Viavi Solutions enters July with a curious split: short interest jumped 34% in a single week while the borrow market remains among the loosest it has ever been — a combination that tells you new shorts are arriving in force, but aren't worried about getting squeezed.
The short interest story is the lead this week. At 6.1% of free float, the position is meaningfully large — but the weekly surge to 13.7 million shares short is the headline. That 34% week-on-week jump in shares short is a sharp move for a name this size. The timing is notable: the stock fell 4.4% across the week while close peers ran in the other direction. Lumentum gained 3.6% on the week. Sievert Laryngoscope surged 16%. Ciena added 6.7%. VIAV, by contrast, closed at $47.75 — sitting roughly 25% below the analyst consensus target of $64.57, a gap that widened rather than closed this week.
The borrow market offers no friction to the bears. Availability is extraordinarily loose at roughly 2,932% — meaning the lending pool holds nearly 30 times the shares currently being borrowed. That is the highest availability reading of the past 30 days and well above last year's trough of 454%. Cost to borrow is negligible at 0.40%, down slightly on the week, confirming that there is no shortage of supply for anyone wishing to add to the short. Options positioning edged modestly more defensive — the put/call ratio ticked to 0.51, about 1.2 standard deviations above its 20-day average — but nothing in the options market looks alarmed. The ORTEX short score of 38.2 is mid-range and has actually drifted lower since a brief spike to 43 on June 25, suggesting no extreme short-side conviction on the scoring model.

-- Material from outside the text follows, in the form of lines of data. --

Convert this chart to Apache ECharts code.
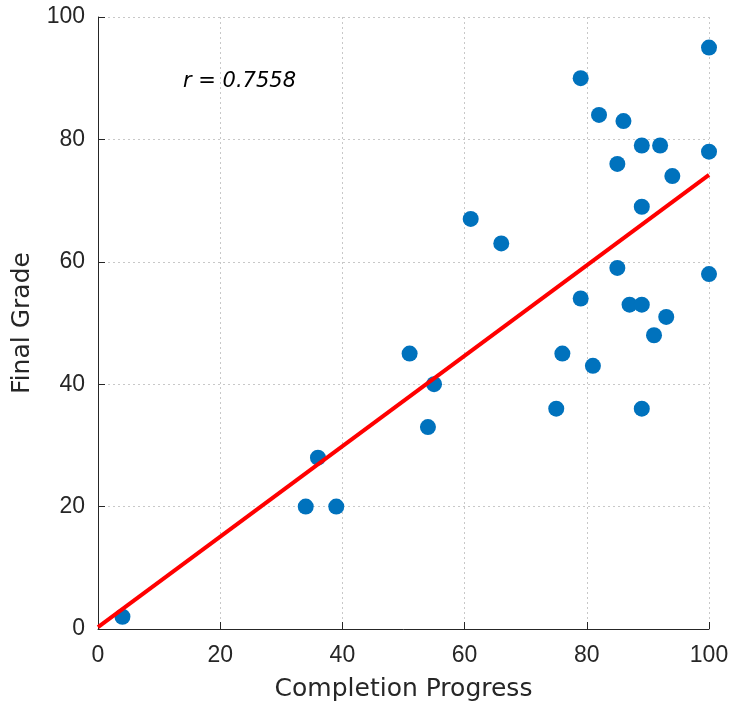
<!DOCTYPE html>
<html>
<head>
<meta charset="utf-8">
<script src="https://cdn.jsdelivr.net/npm/echarts@6/dist/echarts.min.js"></script>
<style>
html,body{margin:0;padding:0;background:#fff;}
#chart{width:735px;height:713px;}
</style>
</head>
<body>
<div id="chart"></div>
<script>
// 数据：完成进度 / 最终成绩
var progress = [4,34,36,39,51,54,55,61,66,75,76,79,79,81,82,85,85,86,87,89,89,89,89,91,92,93,94,100,100,100];
var grade    = [2,20,28,20,45,33,40,67,63,36,45,90,54,43,84,76,59,83,53,79,69,53,36,48,79,51,74,95,78,58];
// 拟合线两端
var fitX = [0,100];
var fitY = [0.3,74.2];
var rText = 'r = 0.7558';

var points = [];
for(var i=0;i<progress.length;i++){
    points.push([progress[i],grade[i]]);
}
var fitLine = [];
for(var j=0;j<fitX.length;j++){
    fitLine.push([fitX[j],fitY[j]]);
}

var chart = echarts.init(document.getElementById('chart'));
var tickFont = 'Liberation Sans';
var nameFont = 'DejaVu Sans';
var axisCommon = {
    type:'value',
    min:0,
    max:100,
    interval:20,
    nameLocation:'middle',
    nameTextStyle:{color:'#262626',fontSize:25,fontFamily:nameFont},
    axisLine:{show:true,onZero:false,lineStyle:{color:'#262626',width:1}},
    axisTick:{show:true,inside:true,length:7,lineStyle:{color:'#262626'}},
    axisLabel:{color:'#262626',fontSize:23,fontFamily:tickFont},
    splitLine:{show:true,lineStyle:{color:'#c8c8c8',type:[2,3],width:1}}
};
var option = {
    animation:false,
    backgroundColor:'#fff',
    grid:{left:98,right:26,top:17,bottom:84,containLabel:false},
    xAxis:Object.assign({},axisCommon,{
        name:'Completion Progress',
        nameGap:48,
        axisLabel:Object.assign({},axisCommon.axisLabel,{margin:15})
    }),
    yAxis:Object.assign({},axisCommon,{
        name:'Final Grade',
        nameGap:63,
        axisLabel:Object.assign({},axisCommon.axisLabel,{margin:13})
    }),
    series:[
        {
            type:'scatter',
            data:points,
            symbolSize:16,
            itemStyle:{color:'#0072BD',opacity:1},
            z:2
        },
        {
            type:'line',
            data:fitLine,
            symbol:'none',
            lineStyle:{color:'#ff0000',width:4},
            z:3
        }
    ],
    graphic:[
        {
            type:'text',
            x:183,
            y:82,
            style:{
                text:rText,
                fill:'#000',
                verticalAlign:'middle',
                font:'italic 21px "DejaVu Sans"'
            }
        }
    ]
};
chart.setOption(option);
</script>
</body>
</html>
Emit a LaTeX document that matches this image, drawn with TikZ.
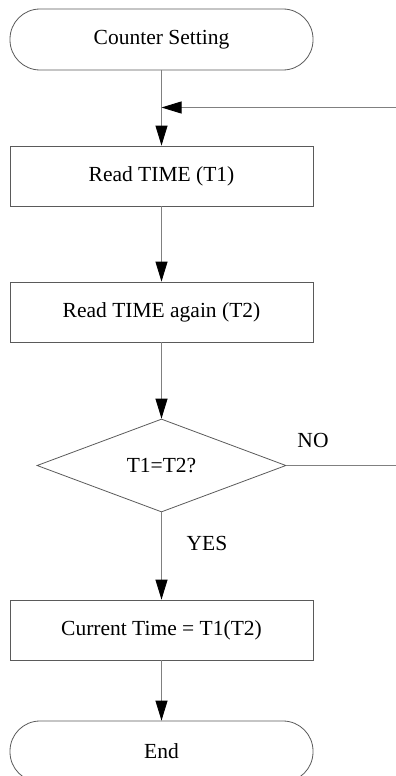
\documentclass[tikz,border=0pt]{standalone}
\usepackage{fontspec}
\setmainfont{Liberation Serif}
\usetikzlibrary{arrows.meta,shapes.geometric}
\definecolor{fcline}{RGB}{128,128,128}
\definecolor{fcedge}{RGB}{90,90,90}

\tikzset{
  fcbox/.style={draw=fcedge,line width=0.8pt,minimum width=303pt,minimum height=60pt,inner sep=0pt,font=\fontsize{21.5}{25}\selectfont},
  fcterm/.style={fcbox,minimum height=61pt,rounded corners=30pt},
  fcdecide/.style={draw=fcedge,line width=0.8pt,diamond,minimum width=249pt,minimum height=93pt,inner sep=0pt,font=\fontsize{21.5}{25}\selectfont},
  fcflow/.style={draw=fcline,line width=0.9pt,-{Triangle[length=20pt,width=12pt,color=black,fill=black]}},
  fclabel/.style={font=\fontsize{21.5}{25}\selectfont}
}

\begin{document}
\begin{tikzpicture}[x=1pt,y=-1pt]
\useasboundingbox (0,0) rectangle (396,776);
\node[fcterm] (start) at (161.5,39.5) {Counter Setting};
\node[fcbox] (readA) at (161.5,176) {Read TIME (T1)};
\node[fcbox] (readB) at (161.5,312) {Read TIME again (T2)};
\node[fcdecide] (check) at (161.5,465.5) {T1=T2?};
\node[fcbox] (now) at (161.5,630) {Current Time = T1(T2)};
\node[fcterm] (finish) at (161.5,751.5) {End};
\coordinate (join) at (161.5,107.5);
\coordinate (loopin) at (396,107.5);
\coordinate (noend) at (396,465.5);
% main flow
\draw[fcflow] (start.south) -- (readA.north);
\draw[fcflow] (loopin) -- (join);
\draw[fcflow] (readA.south) -- (readB.north);
\draw[fcflow] (readB.south) -- (check.north);
\draw[fcflow] (check.south) -- (now.north);
\draw[fcflow] (now.south) -- (finish.north);
% NO branch
\draw[draw=fcline,line width=0.9pt] (check.east) -- (noend);
\node[fclabel] (nolabel) at (313,440) {NO};
\node[fclabel] (yeslabel) at (207,543) {YES};
\end{tikzpicture}
\end{document}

The Street remains broadly constructive, which makes the short build harder to explain away. Susquehanna lifted its target from $65 to $66 on July 1, maintaining a Positive rating. Rosenblatt holds a Buy with a $70 target. UBS is the outlier on rating, sitting at Neutral with a $60 target — though even UBS nearly doubled its target after the April earnings print. That print was extraordinary: the stock moved 21% the next day and added another 12% over the following five days. The next event is August 6. Bulls point to accelerating demand for 5G network test and assurance, plus PNT and optical security as diversification levers. Bears flag execution risk on the 800G opportunity and supply-chain dependence. Valuation multiples have compressed modestly — the P/E has dropped about 3 points over the past month to 43x, and EV/EBITDA sits at 28.3x — but neither is historically cheap.
Insider activity adds a layer of caution. CEO Oleg Khaykin sold roughly 260,000 shares across May 6-8 at prices ranging from $51 to $54, collecting over $15 million in proceeds. The net 90-day insider flow is positive in share terms only because of stock award grants to the COO in late May; the cash transactions skew heavily toward selling. Khaykin still holds 1.19 million shares, but the volume of selling at prices above current levels is worth noting as the stock has since drifted lower.
The setup heading into August 6 earnings is therefore an unusual one: analysts are raising targets, the borrow market is open and cheap, short interest just jumped sharply, peers are outperforming, and the CEO has been a net seller at higher prices. Whether that short build reflects a specific thesis on August guidance, a pairs trade against the names that rallied this week, or something else entirely is what to watch as the position either builds further or unwinds ahead of the next print.